4D Minecraft Map
Ever find yourself bored of living in a world with only three dimensions? Everyone else is out there loving those sensible 3D spaces, happily stomping their feet all over them, never worrying about whether their next step will suddenly see them sucked into another dimension.
If you need more excitement and danger in your life, then book a trip to The Hypercube. It’s a puzzle map made by FlowGD that tasks you with navigating 4D space in order to beat its seven levels.
That’s right, 4D space! Don’t worry, there are tutorials within the map that explain how it all works. Well, kind of. Hey, being confused is all part of the fun, right?
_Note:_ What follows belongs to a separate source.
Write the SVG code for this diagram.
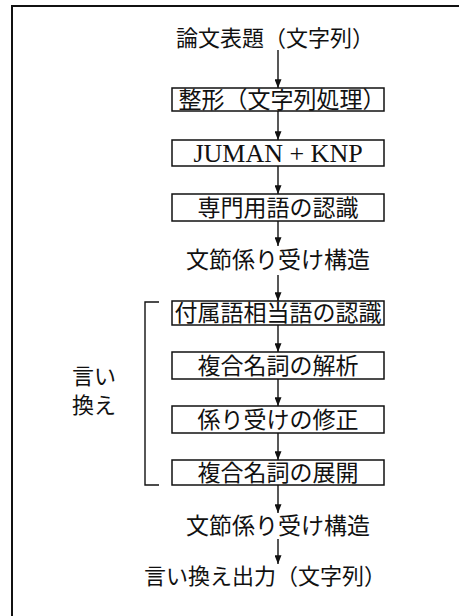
<svg xmlns="http://www.w3.org/2000/svg" width="459" height="616" viewBox="0 0 459 616">
<style>
.jp{font-family:"Noto Sans CJK JP","Noto Sans CJK SC",sans-serif;font-size:23px;fill:#111;}
.t22{font-size:22px;}
.mid{text-anchor:middle;}
.serif{font-family:"Liberation Serif",serif;font-size:26px;fill:#111;text-anchor:middle;}
.box{fill:#fff;stroke:#111;stroke-width:1.5;}
.ln{fill:none;stroke:#111;stroke-width:1.4;}
.frame{fill:none;stroke:#111;stroke-width:2;}
</style>
<defs>
<marker id="ah" viewBox="0 0 10 8" refX="10" refY="4" markerWidth="9" markerHeight="7" markerUnits="userSpaceOnUse" orient="auto">
<path d="M0,0 L10,4 L0,8 z" fill="#111"/>
</marker>
</defs>
<rect width="459" height="616" fill="#fff"/>
<path class="frame" d="M459,6 H12 V616"/>
<g id="connectors">
<line class="ln" x1="278" y1="50" x2="278" y2="88" marker-end="url(#ah)"/>
<line class="ln" x1="278" y1="111" x2="278" y2="140" marker-end="url(#ah)"/>
<line class="ln" x1="278" y1="166" x2="278" y2="194" marker-end="url(#ah)"/>
<line class="ln" x1="278" y1="221" x2="278" y2="246" marker-end="url(#ah)"/>
<line class="ln" x1="278" y1="275" x2="278" y2="301" marker-end="url(#ah)"/>
<line class="ln" x1="278" y1="325" x2="278" y2="352" marker-end="url(#ah)"/>
<line class="ln" x1="278" y1="379" x2="278" y2="406" marker-end="url(#ah)"/>
<line class="ln" x1="278" y1="433" x2="278" y2="460" marker-end="url(#ah)"/>
<line class="ln" x1="278" y1="485" x2="278" y2="513" marker-end="url(#ah)"/>
<line class="ln" x1="278" y1="539" x2="278" y2="564" marker-end="url(#ah)"/>
</g>
<g id="title"><text class="jp t22 mid" x="275" y="46">論文表題（文字列）</text></g>
<g id="n1"><rect class="box" x="172" y="88" width="212" height="23"/><text class="jp mid" x="282" y="108">整形（文字列処理）</text></g>
<g id="n2"><rect class="box" x="172" y="140" width="212" height="26"/><text class="serif" x="278" y="162">JUMAN + KNP</text></g>
<g id="n3"><rect class="box" x="172" y="194" width="212" height="27"/><text class="jp mid" x="278" y="216">専門用語の認識</text></g>
<g id="s1"><text class="jp mid" x="278" y="268">文節係り受け構造</text></g>
<g id="bracket"><path class="ln" d="M159,302 H145 V485 H159"/><text class="jp t22" x="72" y="384">言い</text><text class="jp t22" x="72" y="413">換え</text></g>
<g id="n4"><rect class="box" x="172" y="301" width="212" height="24"/><text class="jp mid" x="278" y="321">付属語相当語の認識</text></g>
<g id="n5"><rect class="box" x="172" y="352" width="212" height="27"/><text class="jp mid" x="278" y="374">複合名詞の解析</text></g>
<g id="n6"><rect class="box" x="172" y="406" width="212" height="27"/><text class="jp mid" x="278" y="428">係り受けの修正</text></g>
<g id="n7"><rect class="box" x="172" y="460" width="212" height="25"/><text class="jp mid" x="278" y="481">複合名詞の展開</text></g>
<g id="s2"><text class="jp mid" x="278" y="534">文節係り受け構造</text></g>
<g id="out"><text class="jp t22 mid" x="265" y="584">言い換え出力（文字列）</text></g>
</svg>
Watch the video below of The Hypercube for a taste of how 4D can work in Minecraft. You might want to hold on to your brain as you watch. My apologies if it outright explodes.
This walkthrough video is dizzying stuff – to the untrained eye, it looks like the player is constantly teleporting everywhere! In a way, they kind of are – because they’re hopping between dimensions using the brain-befuddling power of 4D. If you’re still confused about how it works, don’t worry! It only took the mapmaker one year to figure it out...
Alright, so what’s going on here? To explain that, I must take you back in time, but first, I'll explain the basic principles of time travel within a fixed reality... nah, just kidding. I'll just tell you the story of how creator FlowGD decided to make The Hypercube. Way simpler.
"You perform parkour jumps that are only possible with the fourth dimension."
FlowGD has been making puzzle maps in Minecraft since he discovered the power of command blocks. “This was around the time I discovered a map called the Code, which at the time was very advanced,” he says. “This map gave me the motivation necessary to try and build my own maps.” His level design skills improved over time as he learned to balance challenge with fun, but it wasn’t until a year ago that the concept of 4D puzzles entered his life, and it did so via a game called Miegakure.
Miegakure is the work of Marc ten Bosh, and is all about moving through and interacting with 4D landscapes. It’s tricky to explain, but imagine if you were a 2D person stuck inside the screen you’re reading these words on. You can move in two different ways: up and down the screen, and left and right across the screen. If you add a third dimension then you could step outside of the screen too. That’s basic 3D and it’s the world we live in!
But a 4D space means that you add a fourth dimension to move through. The reason we have a hard time imagining that is because we live in a 3D world. In fact, it’s impossible for us to see 4D space in its entirety. What Miegakure does, then, is give us 3D slices of its 4D world so we can make sense of it, one bit at a time.
Marc ten Bosh also made this excellent video that explains how 4D works in his game better than I ever could! Wait, I still get paid, right?
So what looks like teleportation in the Hypercube video is actually successful navigation of 4D space. Impossible? Definitely! Confusing? Also definitely! But also an exciting new approach to Minecraft map making that I, as a bored prisoner of our 3D world, can very much get behind.
FlowGD took the idea of using 3D slices of a 4D world to make the concept somewhat approachable, and managed to find a way to make it work inside Minecraft. It wasn’t easy. It took an entire year of watching videos about 4D space, as well as studying Miegakure in depth.
But the solution he found is genius. “A level is made up of a number of 3D worlds stacked on top of each other,” FlowGD explains. “I had to manually change each one slightly so that if a 4D being were to theoretically see the whole 4D world, it would look natural to it.”
"Don’t give up. It's a hard concept to grasp, and I salute you if you manage to understand it."
A 4D being! What would that even look like? And I thought endermen were scary... Anyway, you’re able to rotate through these slices of the 4D world using a handheld device in The Hypercube. The idea is to find a floating gold brick hidden inside each level and reach it to move to the next one. Reaching the bricks requires you to solve tricky spatial puzzles and perform parkour jumps that are only possible with the fourth dimension. It’s recommended that you use the coordinate tracker at the top of the screen to make sense of your position.
If you try The Hypercube and do get stuck, FlowGD recommends that you experiment. “Look at the tutorials again if you need to, or watch other ones online. Don't give up,” he says. “It's a hard concept to grasp, and I salute you if you manage to understand it.” Stick with it and before long you’ll be ascending impossible staircases and teleporting through dimensional frost mountains!
FlowGD originally had plans for 16 levels in The Hypercube but settled on seven as it seemed like the optimal number. But he reckons he might still add more levels in the future. Right now he’s focused on making new maps, none of which are 4D, and one of them isn’t even a puzzle map.
Probably the best for our poor, three-dimensional brains though, eh?